Hello and welcome.
This is my favourite of the four practices,
And I hope by the end of it you'll understand why.
It's the one that changes something,
Quietly,
And how you move through the world.
As always,
These sessions are intentionally designed without music,
And instead feature soft nature sounds in the background.
However,
If you are out and about in nature,
Maybe you turn off noise cancellation on your headphones and let those sounds around you in.
If you haven't already,
Start walking.
Let your body do what it already knows how to do.
Feel the ground beneath you.
Feel the air around you.
Breathe.
Let's take about a minute to settle before we begin.
Something I hear often,
From clients,
From people I meet at workshops or on yoga classes,
Even from the version of myself that existed before this current one,
Is this feeling of being alone in it.
Whatever it is,
The pressure,
The overwhelm,
The sense that everyone else is somehow managing better,
Coping better,
Holding it together more elegantly.
It's one of the most painful aspects of a stressed life,
And it's also,
I gently suggest,
One of the least accurate.
Today's practice challenges that feeling.
Not with reassurances or positive affirmations,
But with attention.
We're going to look at what's genuinely around you,
Right now,
In this very moment.
Here's what I've come to believe.
That feeling of disconnection is partly a failure of attention.
And attention,
As it turns out,
Is something we can practice.
Look around you slowly,
No rush,
And find something alive.
It might be a tree,
A pigeon doing its slightly indignant walk across the pavement,
A dog on a lead,
A person moving in the other direction,
A determined patch of moss on a wall.
Anything that is living.
Rest your attention there for a moment.
That thing exists,
Right now,
In the same moment as you.
It's going about its life entirely unconcerned with your inbox,
Your deadlines,
Or your inner monologue.
It is simply here,
Being alive.
Now find another,
And another.
Start to let the living world expand in your awareness.
And maybe what felt like a gray,
Or anonymous,
Or unremarkable stretch of pavement begins to fill up.
With birds navigating by instinct refined over millions of years.
With trees making their slow,
Patient push toward light.
With people,
Each carrying their own invisible,
Complex,
Interior world.
If there are people around you,
You could try this.
Choose one person,
Just one.
And for a brief moment,
Really see them.
Not to stare,
Or to assess,
But just to register that they exist.
That they woke up this morning with something on their mind.
That they are navigating their very own life with the same mix of effort,
And uncertainty,
And hope that you are.
That they are not in existence because you are here right now,
But that they have their very own reality.
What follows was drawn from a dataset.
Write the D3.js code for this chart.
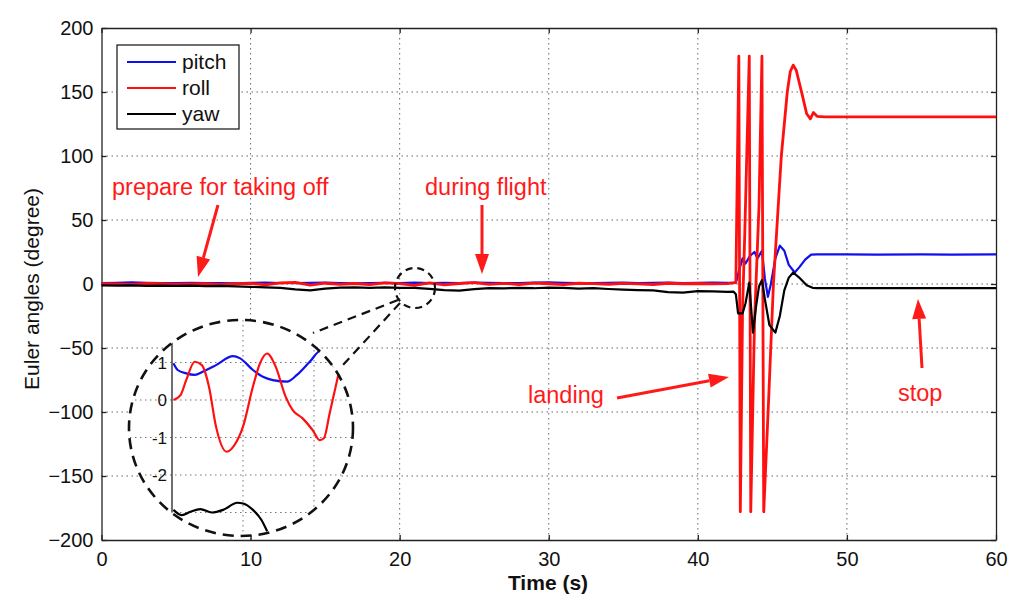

We all know this in theory,
Of course,
But we rarely truly feel it.
You are surrounded,
At all times,
By people with entire inner lives.
That can feel overwhelming,
Or,
If you allow it,
It can feel like the most ordinary,
Profound kind of companionship.
All of us moving through the same world,
Trying to figure it out.
Now find something non-human.
A tree,
Perhaps.
Do you have any sense of how old it might be?
Trees on our streets or in our forests can be decades old,
Sometimes well over a century.
That tree has stood through everything.
Every global crisis,
Every political upheaval,
Every perfectly ordinary Tuesday that felt like the end of the world.
There's something kind of stabilizing about that,
If you let it be a support for you.
If you can hear the world around you,
Listen for a bird.
See if you can locate where the sound is coming from.
Birds are singing right now,
At this exact moment,
Regardless of the news cycle,
Regardless of your notifications,
Regardless of anything at all.
They're singing just because moment calls for it.
Keep paying attention to these things around you as you continue to walk for the next couple of minutes.
As you continue to walk,
Notice that you too are part of this world,
This ecosystem.
Belonging doesn't require anyone to know your name.
It doesn't even require you to be seen or acknowledged or included.
You belong to this world simply by being in it,
By walking through it,
By breathing the same air,
Living under the same sky,
Sharing the same improbable moment in time as everything else that is alive right now.
You are woven into this,
Not on the outside looking in,
But firmly part of the fabric.
You are not alone in this human experience.
In these last moments of the practice,
Just walk and let yourself be part of the scene rather than a spectator of it.
One living thing amongst many.
As we close,
Take a breath and let your gaze soften and widen.
Take in everything around you,
Near and far,
All at once.
This is your world.
You live here and this world is maybe surprisingly full of life.
For the rest of your walk,
There's nothing to maintain or practice.
But if disconnection creeps in,
If that particular loneliness arrives,
Look for something alive near you.
A bird,
A tree,
A stranger going about their day.
Let it remind you of what is actually true.
That you are always in company and that you belong here.
Walk well and thank you for joining me on these journeys.